Monday, July 9

The Hellfire of Edwards



Jonathan Edwards traveled a few miles from his home into western Connecticut and read to a small congregation assembled there the most famous sermon ever delivered in the history of America on this day in 1741.  Entitled Sinners in the Hands of An Angry God, its subject was the immanence of judgment and the horrors of perdition.  It was about what we today derisively call "hell-fire and damnation."  


Later described by literary and historical critics as a rhetorical masterpiece, the sermon was astonishingly gripping and terrifyingly vivid, it caused an immediate sensation in the town of Enfield where it was preached.  Even before the sermon was finished, people were moaning, groaning and crying out such things as "What shall I do to be saved?"  In fact, there was such a breathing of distress and weeping that Edwards had to quiet and calm the people several times so he could conclude.  The fervor of the Great Awakening that had thus far by-passed Enfield, now swept through the little town with a white-hot intensity.  

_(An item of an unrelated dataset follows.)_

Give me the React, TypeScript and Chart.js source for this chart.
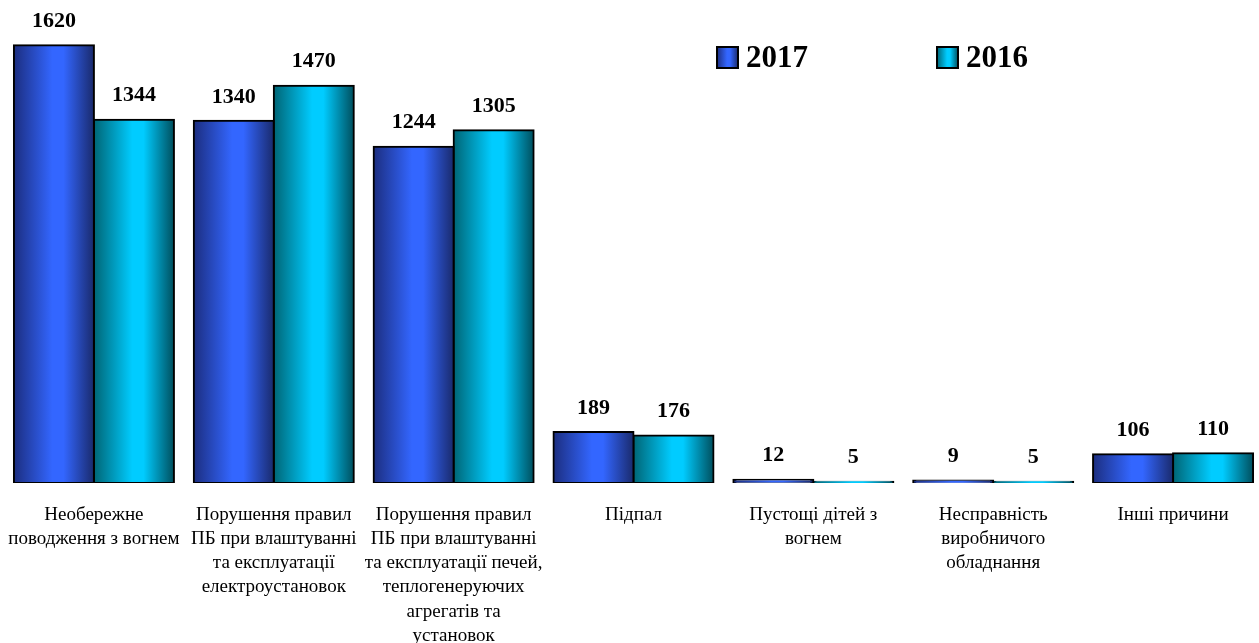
import React, { useEffect, useRef } from "react";
import { Chart, registerables } from "chart.js";

Chart.register(...registerables);

const categories: string[][] = [
  ["Необережне", "поводження з вогнем"],
  ["Порушення правил", "ПБ при влаштуванні", "та експлуатації", "електроустановок"],
  ["Порушення правил", "ПБ при влаштуванні", "та експлуатації печей,", "теплогенеруючих", "агрегатів та", "установок"],
  ["Підпал"],
  ["Пустощі дітей з", "вогнем"],
  ["Несправність", "виробничого", "обладнання"],
  ["Інші причини"],
];

const series2017: number[] = [1620, 1340, 1244, 189, 12, 9, 106];
const series2016: number[] = [1344, 1470, 1305, 176, 5, 5, 110];
const seriesLabels: string[] = ["2017", "2016"];

const CAT_PCT = 0.8897;
const FONT = "'Liberation Serif', 'Times New Roman', serif";

const palettes = [
  { dark1: "#1c2e80", bright: "#3366ff", dark2: "#1a2a6c" },
  { dark1: "#006575", bright: "#00ccff", dark2: "#004f5e" },
];

function makeGrad(ctx2d: CanvasRenderingContext2D, x0: number, x1: number, p: { dark1: string; bright: string; dark2: string }) {
  const g = ctx2d.createLinearGradient(x0, 0, x1, 0);
  g.addColorStop(0, p.dark1);
  g.addColorStop(0.48, p.bright);
  g.addColorStop(0.62, p.bright);
  g.addColorStop(1, p.dark2);
  return g;
}

function barFill(dsIndex: number) {
  return (c: any) => {
    const chart = c.chart;
    const xs = chart.scales && chart.scales.x;
    if (!xs || c.dataIndex === undefined || !chart.chartArea) return palettes[dsIndex].bright;
    const center = xs.getPixelForValue(c.dataIndex);
    const catW = xs.width / categories.length;
    const bw = (catW * CAT_PCT) / 2;
    const x0 = dsIndex === 0 ? center - bw : center;
    return makeGrad(chart.ctx, x0, x0 + bw, palettes[dsIndex]);
  };
}

const overlayPlugin = {
  id: "overlay",
  afterDatasetsDraw(chart: any) {
    const ctx = chart.ctx as CanvasRenderingContext2D;
    ctx.save();
    ctx.fillStyle = "#000";
    ctx.font = `bold 22px ${FONT}`;
    ctx.textAlign = "center";
    ctx.textBaseline = "middle";
    chart.data.datasets.forEach((ds: any, di: number) => {
      const meta = chart.getDatasetMeta(di);
      meta.data.forEach((el: any, i: number) => {
        ctx.fillText(String(ds.data[i]), el.x, el.y - 24);
      });
    });
    // legend
    const legendX = [717, 937];
    ctx.font = `bold 31px ${FONT}`;
    ctx.textAlign = "left";
    chart.data.datasets.forEach((ds: any, di: number) => {
      const x = legendX[di];
      const y = 47;
      const s = 21;
      ctx.fillStyle = makeGrad(ctx, x, x + s, palettes[di]);
      ctx.fillRect(x, y, s, s);
      ctx.lineWidth = 2;
      ctx.strokeStyle = "#000";
      ctx.strokeRect(x, y, s, s);
      ctx.fillStyle = "#000";
      ctx.fillText(ds.label, x + s + 8, y + s / 2 + 1);
    });
    ctx.restore();
  },
};

export default function App() {
  const ref = useRef<HTMLCanvasElement>(null);
  useEffect(() => {
    document.body.style.margin = "0";
    document.body.style.overflow = "hidden";
    const chart = new Chart(ref.current!, {
      type: "bar",
      data: {
        labels: categories,
        datasets: [
          {
            label: seriesLabels[0],
            data: series2017,
            backgroundColor: barFill(0),
            borderColor: "#000",
            borderWidth: 2,
            borderSkipped: false,
            inflateAmount: 1,
          },
          {
            label: seriesLabels[1],
            data: series2016,
            backgroundColor: barFill(1),
            borderColor: "#000",
            borderWidth: 2,
            borderSkipped: false,
            inflateAmount: 1,
          },
        ],
      },
      options: {
        animation: false,
        responsive: false,
        maintainAspectRatio: false,
        layout: { padding: { left: 4, right: 5, top: 0, bottom: 0 } },
        datasets: { bar: { categoryPercentage: CAT_PCT, barPercentage: 1 } },
        plugins: { legend: { display: false }, tooltip: { enabled: false } },
        scales: {
          x: {
            grid: { display: false, drawTicks: false },
            border: { display: false },
            ticks: {
              autoSkip: false,
              maxRotation: 0,
              minRotation: 0,
              padding: 20,
              color: "#000",
              font: { family: FONT, size: 19, lineHeight: 1.27 },
            },
            afterFit: (s: any) => {
              s.height = 160;
              s.paddingLeft = 0;
              s.paddingRight = 0;
            },
          },
          y: {
            display: false,
            min: 0,
            max: 1787,
          },
        },
      },
      plugins: [overlayPlugin],
    });
    return () => chart.destroy();
  }, []);
  return (
    <div style={{ width: 1259, height: 643, overflow: "hidden", background: "#fff" }}>
      <canvas ref={ref} width={1268} height={643} style={{ display: "block", width: 1268, height: 643 }} />
    </div>
  );
}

In short order, the sermon was printed and widely distributed throughout the Americas.  It not only won for Edwards great renown, but it provoked a further awakening among its distant readers.  Since then it has been reprinted hundreds of times—perhaps thousands.  To this day it is not only a standard text for the study of great preaching, it has passed into the realm of classic literature—and thus is the most anthologized sermon in the English language.